Jamais là où on l’attend, Bertrand Chamayou ne cesse de surprendre par sa capacité à se confronter aux répertoires les plus variés, à multiplier les collaborations inattendues, et ce dans les configurations les plus diverses : on en aura une preuve supplémentaire lors de la saison 2023/24 de la Philharmonie de Paris, au cours de laquelle il aura l’occasion de décliner la vaste palette de ses talents.
Cette manière de résidence débute les 6 et 7 septembre par l’épreuve du concerto, en compagnie de l’Orchestre de Paris, dont il est un invité régulier, et de son directeur musical, Klaus Mäkelä. Au menu : le Concerto pour piano n° 1 de Prokofiev, un compositeur auquel on accole rarement le nom du pianiste. Particulièrement dense et exigeante pour le soliste, la partition est l’œuvre d’un musicien de 20 ans, et porte en germe toutes les caractéristiques de son style acéré, vigoureux et explosif.
C’est ensuite en récital qu’on le retrouve le 14 décembre, dans un programme pensé autour du thème de la « fantaisie ». À la Fantaisie op. 17 de Schumann, sommet du romantisme empreint d’une intense charge émotionnelle, succèdent les trois volets de cet autre monument du piano, du XXe siècle cette fois-ci, ce Gaspard de la Nuit inspiré du recueil d’Aloysius Bertrand – sous-titré « Fantaisies à la manière de Rembrandt et de Callot » –, où se côtoient la féerie, le macabre et le fantastique. Quoi de plus naturel d’entendre ensuite le flamboyant Islamey de Balakirev, une « fantaisie orientale » dont Ravel avait voulu dépasser la virtuosité dans Scarbo, la dernière partie de Gaspard.

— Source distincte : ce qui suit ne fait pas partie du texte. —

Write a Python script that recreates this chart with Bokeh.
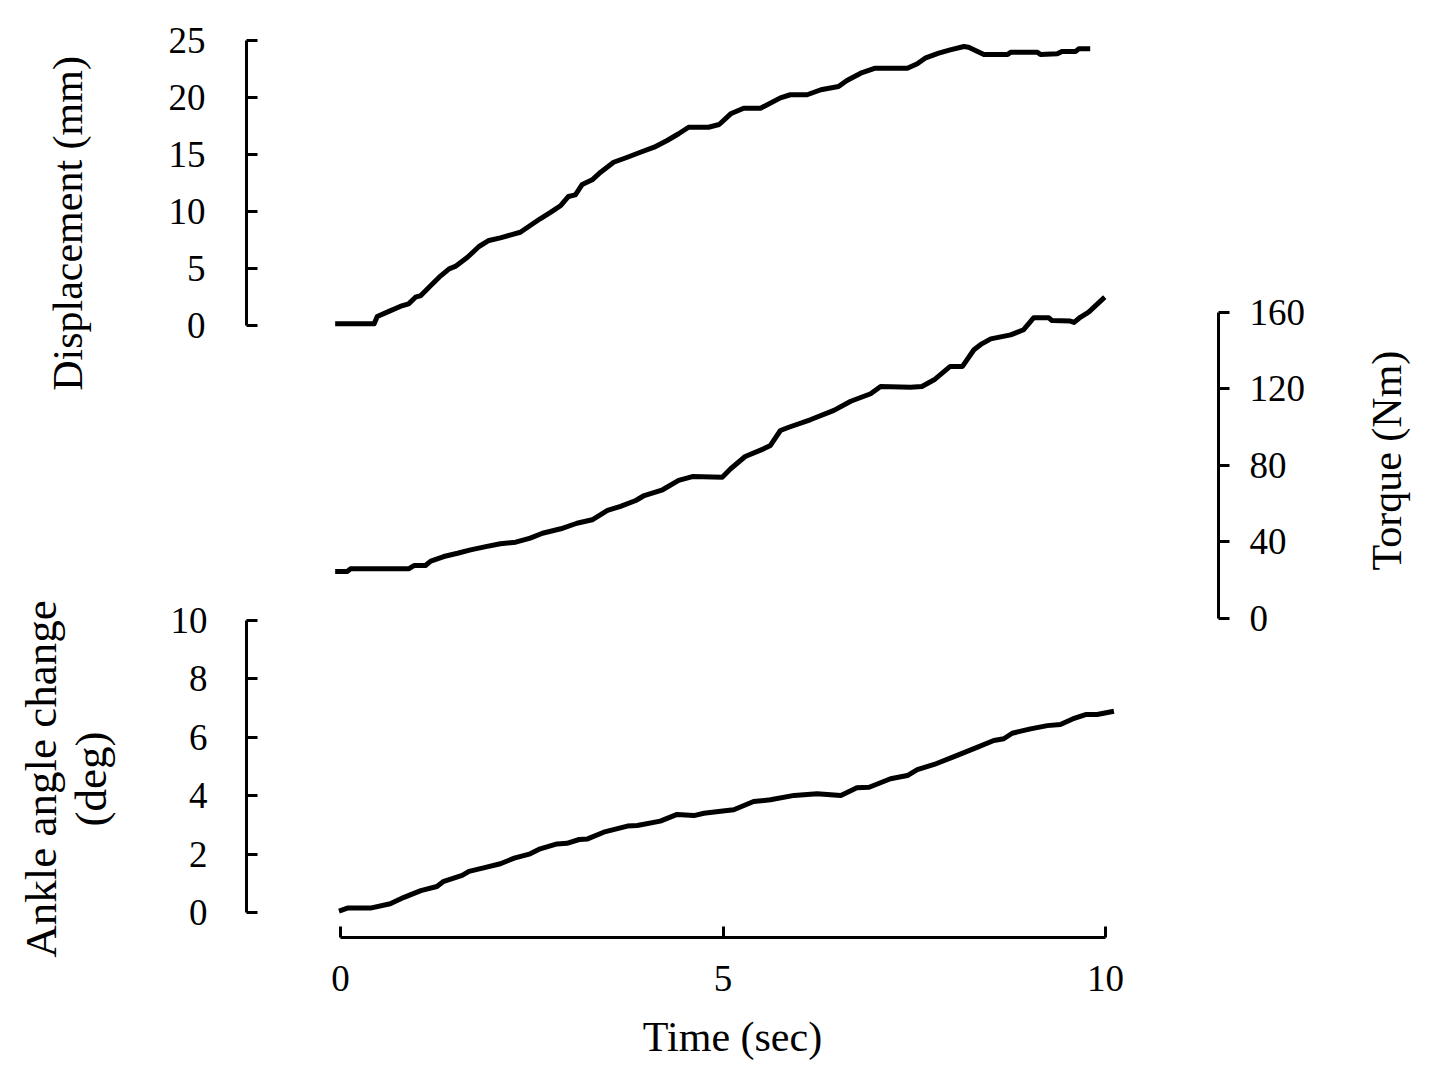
import math
from bokeh.plotting import figure
from bokeh.layouts import column
from bokeh.models import Range1d, LinearAxis, FixedTicker
from bokeh.embed import file_html
from bokeh.resources import INLINE

# ---------------- data ----------------
time_disp = [-0.07, 0.44, 0.48, 0.61, 0.78, 0.89, 0.98, 1.05, 1.18, 1.29, 1.42, 1.50,
             1.66, 1.81, 1.94, 2.09, 2.24, 2.35, 2.48, 2.61, 2.75, 2.88, 2.98, 3.07,
             3.16, 3.29, 3.40, 3.57, 3.75, 3.92, 4.10, 4.27, 4.42, 4.55, 4.81, 4.95,
             5.10, 5.27, 5.49, 5.56, 5.75, 5.88, 6.10, 6.28, 6.51, 6.62, 6.80, 6.99,
             7.41, 7.54, 7.65, 7.82, 7.97, 8.15, 8.21, 8.41, 8.72, 8.76, 9.11, 9.15,
             9.37, 9.43, 9.61, 9.65, 9.80]
disp_mm = [0.15, 0.15, 0.79, 1.17, 1.67, 1.90, 2.48, 2.63, 3.51, 4.24, 4.97, 5.18,
           5.99, 6.93, 7.46, 7.69, 7.98, 8.18, 8.77, 9.36, 9.94, 10.53, 11.32, 11.46,
           12.37, 12.78, 13.45, 14.32, 14.76, 15.20, 15.64, 16.23, 16.82, 17.39, 17.39, 17.63,
           18.57, 19.06, 19.06, 19.30, 19.97, 20.24, 20.24, 20.68, 20.96, 21.49, 22.13, 22.57,
           22.57, 22.96, 23.48, 23.89, 24.18, 24.47, 24.41, 23.77, 23.77, 23.97, 23.97, 23.77,
           23.83, 24.04, 24.04, 24.27, 24.27]

time_torque = [-0.07, 0.09, 0.13, 0.70, 0.89, 0.96, 1.11, 1.18, 1.35, 1.53, 1.70, 1.90,
               2.09, 2.29, 2.48, 2.64, 2.88, 3.09, 3.29, 3.49, 3.66, 3.86, 3.97, 4.21,
               4.42, 4.60, 4.99, 5.10, 5.29, 5.53, 5.62, 5.75, 5.86, 6.14, 6.45, 6.67,
               6.93, 7.06, 7.45, 7.60, 7.76, 7.97, 8.13, 8.28, 8.37, 8.50, 8.76, 8.93,
               9.06, 9.26, 9.30, 9.54, 9.59, 9.67, 9.78, 9.99]
torque_nm = [24.6, 24.6, 26.0, 26.0, 26.0, 27.7, 27.7, 30.0, 32.4, 34.1, 35.9, 37.6,
             39.1, 39.9, 42.0, 44.6, 46.9, 49.8, 51.6, 56.5, 58.6, 61.7, 64.3, 67.3,
             72.2, 74.2, 73.9, 78.3, 84.7, 88.7, 90.5, 98.3, 100.0, 103.9, 108.8, 113.6,
             117.5, 121.3, 120.9, 121.3, 124.8, 131.8, 131.8, 140.5, 143.3, 146.2, 148.3, 151.0,
             157.2, 157.2, 155.8, 155.5, 154.8, 157.5, 160.2, 168.0]

time_ankle = [-0.02, 0.09, 0.39, 0.65, 0.83, 1.05, 1.26, 1.35, 1.59, 1.68, 1.87, 2.09,
              2.27, 2.48, 2.61, 2.83, 2.96, 3.12, 3.23, 3.44, 3.75, 3.88, 4.18, 4.40,
              4.62, 4.75, 4.97, 5.14, 5.40, 5.62, 5.93, 6.23, 6.54, 6.75, 6.91, 7.19,
              7.41, 7.54, 7.76, 8.02, 8.28, 8.54, 8.67, 8.78, 9.02, 9.24, 9.41, 9.57,
              9.74, 9.89, 10.11]
ankle_deg = [0.05, 0.15, 0.15, 0.30, 0.52, 0.75, 0.89, 1.07, 1.27, 1.41, 1.53, 1.67,
             1.86, 2.01, 2.18, 2.35, 2.37, 2.50, 2.52, 2.75, 2.96, 2.98, 3.13, 3.36,
             3.32, 3.40, 3.47, 3.52, 3.80, 3.86, 4.01, 4.07, 4.01, 4.27, 4.29, 4.58,
             4.69, 4.89, 5.07, 5.34, 5.61, 5.89, 5.95, 6.14, 6.29, 6.40, 6.44, 6.63,
             6.78, 6.78, 6.89]

time_ticks = [0, 5, 10]
disp_ticks = [0, 5, 10, 15, 20, 25]
torque_ticks = [0, 40, 80, 120, 160]
ankle_ticks = [0, 2, 4, 6, 8, 10]

FONT = "Liberation Serif"
W, H = 1448, 1086
X_START, X_END = -1.229, 11.477


def layer(top, bottom, y_start, y_end, first):
    f = figure(width=W, height=H, output_backend="svg", toolbar_location=None,
               x_range=Range1d(X_START, X_END), y_range=Range1d(y_start, y_end),
               x_axis_location=None, y_axis_location=None,
               min_border_left=246, min_border_right=230,
               min_border_top=top, min_border_bottom=H - bottom)
    f.outline_line_color = None
    f.grid.visible = False
    if first:
        f.background_fill_color = "white"
        f.border_fill_color = "white"
    else:
        f.background_fill_color = None
        f.border_fill_color = None
        f.margin = (-H, 0, 0, 0)
    return f


def style(ax, tick_in, tick_out, standoff, label_standoff, label_size="42px"):
    ax.axis_line_width = 3
    ax.axis_line_color = "black"
    ax.major_tick_line_width = 3
    ax.major_tick_line_color = "black"
    ax.major_tick_in = tick_in
    ax.major_tick_out = tick_out
    ax.minor_tick_line_color = None
    ax.major_label_text_font = FONT
    ax.major_label_text_font_size = "37px"
    ax.major_label_text_color = "black"
    ax.major_label_standoff = standoff
    ax.axis_label_text_font = FONT
    ax.axis_label_text_font_size = label_size
    ax.axis_label_text_font_style = "normal"
    ax.axis_label_text_color = "black"
    ax.axis_label_standoff = label_standoff


LW = 5

# ---- layer 1: displacement (left axis) ----
p_disp = layer(30, 416, -7.982, 25.877, True)
dax = LinearAxis(ticker=FixedTicker(ticks=disp_ticks), bounds=(0, 25),
                 axis_label="Displacement (mm)")
style(dax, 11, 0, 41, 75)
p_disp.add_layout(dax, "left")
p_disp.line(time_disp, disp_mm, line_width=LW, line_color="black", line_join="round")

# ---- layer 2: torque (right axis) ----
p_torq = layer(290, 850, -121.31, 171.50, False)
tax = LinearAxis(ticker=FixedTicker(ticks=torque_ticks), bounds=(0, 160),
                 axis_label="Torque (Nm)")
style(tax, 0, 11, 20, 79)
if "axis_label_orientation" in LinearAxis.properties():
    tax.axis_label_orientation = math.pi / 2
p_torq.add_layout(tax, "right")
p_torq.line(time_torque, torque_nm, line_width=LW, line_color="black", line_join="round")

# ---- layer 3: ankle angle (left axis) + time axis ----
p_ank = layer(620, 937, -0.856, 10.0, False)
aax = LinearAxis(ticker=FixedTicker(ticks=ankle_ticks), bounds=(0, 10),
                 axis_label="Ankle angle change\n(deg)")
style(aax, 11, 0, 39, 52, "45px")
aax.axis_label_text_line_height = 1.0
p_ank.add_layout(aax, "left")
xax = LinearAxis(ticker=FixedTicker(ticks=time_ticks), bounds=(0, 10),
                 axis_label="Time (sec)")
style(xax, 11, 0, 28, 20)
p_ank.add_layout(xax, "below")
p_ank.line(time_ankle, ankle_deg, line_width=LW, line_color="black", line_join="round")

page = column(p_disp, p_torq, p_ank, spacing=0)
open("out.html", "w").write(file_html(page, INLINE))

C’est un concert d’essence là aussi nocturne, mais sur un mode plus intime, que Bertrand Chamayou propose ensuite, le 7 janvier. En compagnie d’Elsa Dreisig, ces « Roses dans la nuit » dispensent un panorama de mélodies pour chant et piano signées de plusieurs compositrices du XIXe siècle et du début du suivant : si les noms d’Amy Beach, de Pauline Viardot, de Mel Bonis, de Nadia et Lili Boulanger sont connus, les pages de Marguerite Canal et Laura Netzel seront une découverte.
Le 23 mars signe le retour du soliste, cette fois en compagnie du Czech Philharmonic, dirigé par Semyon Bychkov. Il aura à cœur de défendre le Concerto pour piano de Dvořák, un ouvrage à la dimension poétique évidente qui reste cependant négligé malgré, dans le passé, la contribution discographique importante de Sviatoslav Richter et Carlos Kleiber.
Les 3 et 4 juin résonnera enfin la musique à nulle autre pareille de John Cage au cours d’un spectacle pluridisciplinaire où, aux timbres incomparables du piano préparé du créateur américain, se mêlera la chorégraphie d’Élodie Sicard. Une expérience singulière et un hommage à un compositeur au cœur des préoccupations du pianiste français (il figure, en compagnie d’Erik Satie, au centre de son prochain album), plus soucieux que jamais de jeter des ponts entre les œuvres, les styles et les arts.